My World View – Atheism As A Label

Anyone who reads my blog knows that I support Neil deGrasse Tyson in a large way, even if this video has a point.



NDT stumbled into this argument by accident because … well, he isn’t concerned about the same things as atheists and hasn’t thought that much about it. He’s a busy man and doesn’t have time to view every possible news source for non-belief.

Atheist is a damned fine word. So is anti-theist. I’m one of those. The latter.

I speak for no other atheist, no other atheist speaks for me. Those who think the label implies a world view are wrong, not mistaken, but wrong. Unfortunately, there are enough such people that NDT has a point. Just as importantly, ZOMGitsCriss has a point too. The golf argument is wrong. The reason that there is a word for non-belief is exactly as she states. If only 10% of the world believed in gods, it would be a useless word. This is not the case currently, so the word does have a use; does have a meaning.

He will have learned this lesson by now. Deriding him for it is somewhat pointless, but I think this video does a good job of saying what needs to be said without being negative. What do you think?

    • Joe ‘Blondie’ Manco
    • May 12th, 2012

    I like Dan Barker’s distinction – a lower-case atheist being one who simply lacks belief in a god(s) (like Tyson), an upper-case Atheist being one who publicly takes action to raise awareness to religious practice and its assault on reality and justice (i.e. the New Atheists).

    It would be good if this kind of distinction found its way into everyday discussion.

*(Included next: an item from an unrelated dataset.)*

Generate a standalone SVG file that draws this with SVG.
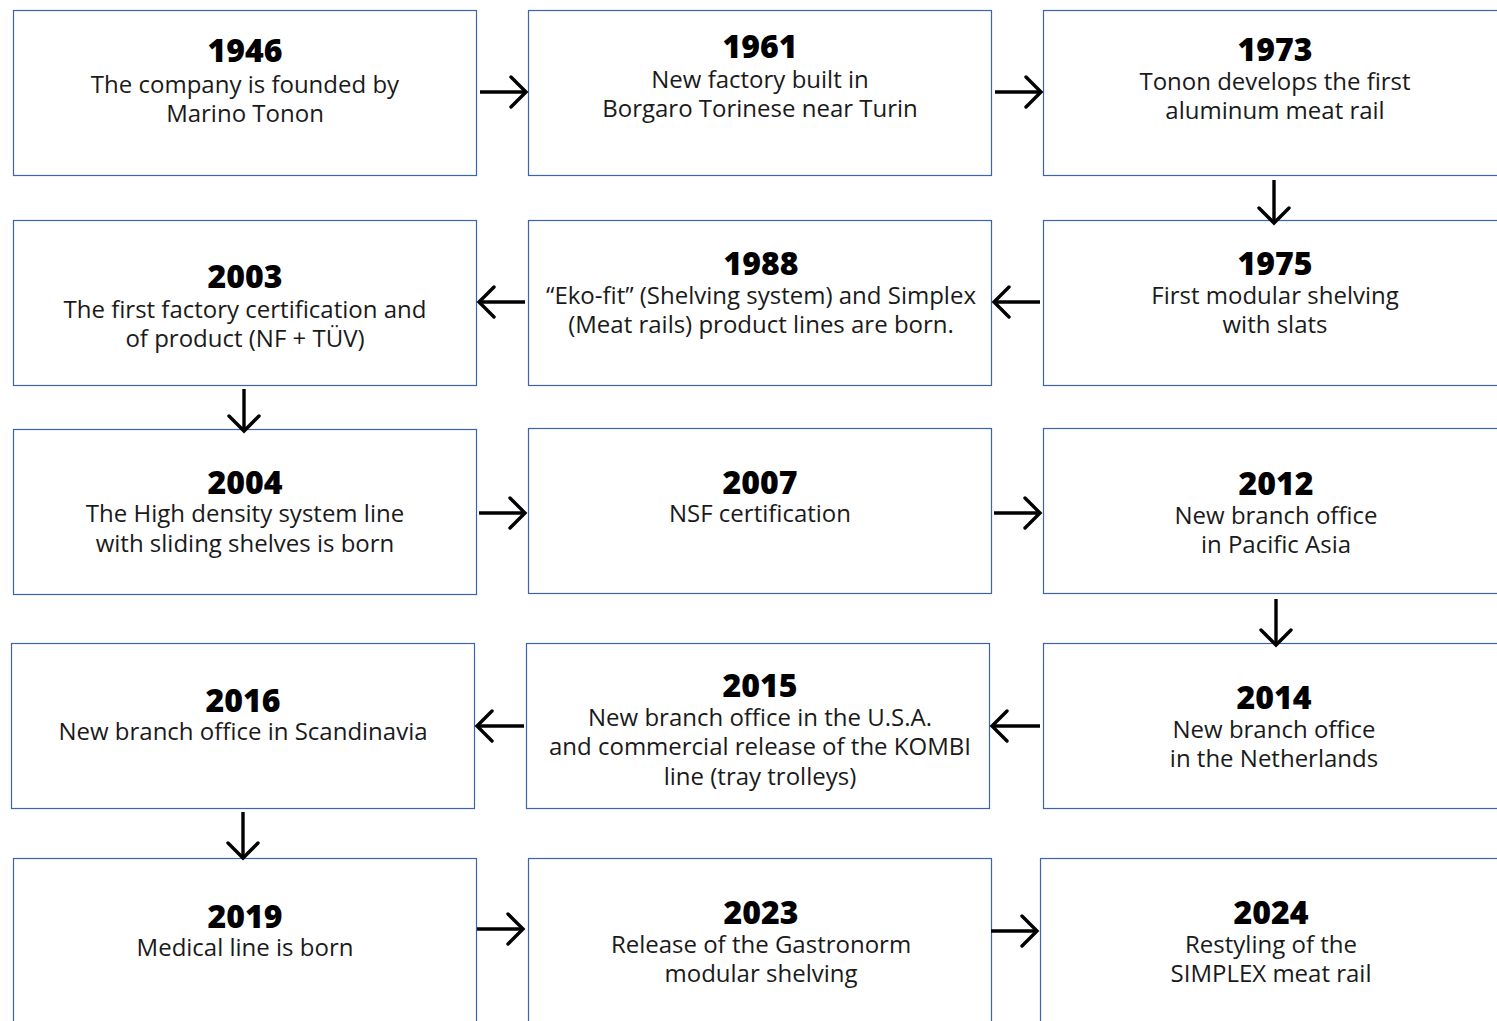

I can understand Tyson’s reasons for wanting to dissociate himself from Atheism but I wish there was a better term to resort to than ‘agnostic’. Which, as we know, is one I find meaningless and irrelevant in most uses. I can only see it having real meaning in cases similar to your own – a period of uncertainty during a transition from theism to atheism or (shudders) vice-versa.

    I haven’t forgotten that I said I’d write a more thorough entry on agnosticism but philosophising about it hurts my brain. Can we say I’ve killed two birds with one stone here or can I not get out of it now? 🙂

    • LOL, good to see you commenting Joe. No, you can’t get out of it. My headache is your headache 🙂

      I agree with you, such a thing about capitalisation might be useful, but those outside the ‘know’ would not use it and it would continue to be … well, not useful. This is why I plough ahead with anti-theist. I think it removes all doubt. If anyone thinks I can’t change my mind it’s not theists LOL They seem to think they can change my mind with the flimsiest of arguments. Atheist does have a lot of negative connotations in the theist world… but it always will. To superman, kryptonite is a word that fills him with dread.

  1. @Joe Blondie Manco, perhaps nontheist needs to gain currency as a term.

    I think that there are theists who are open to reason, and who may share many of the concerns atheists have about fundamentalism, but who might be put off by the the term “atheist.” I’d prefer to avoid upsetting them too much, because a more pressing issue, for me, is stopping fundamentalism and getting people to acknowledge the importance of reason. If reasoning doesn’t then take them to atheism, I’m not losing sleep.

      • Joe ‘Blondie’ Manco
      • May 15th, 2012

      Doesn’t nontheist mean precisely the same thing as atheist though? Granted, it doesn’t have social stigma like atheist does, but it would only take time I imagine. I think the more people start identifying as ‘atheist’, regardless of whether or not they are activists, the better. With time and numbers the negative connotations will lessen.

      You are right that there are many secular or moderate Christians. I wish there was more of them. If every theist did their own thing, went to their place of worship as tradition dictates, practiced their religion for the personal inspiration it gives them and honoured the separation of church and state there wouldn’t be a vocal and outspoken Atheist movement.

      Do you agree that they are still somewhat of a problem in the sense that they are prolongling their religion’s lifespan and acting as ‘enablers’ for more future fundamentalists?

      Sorry, I know only the top line of your comment was directed at me.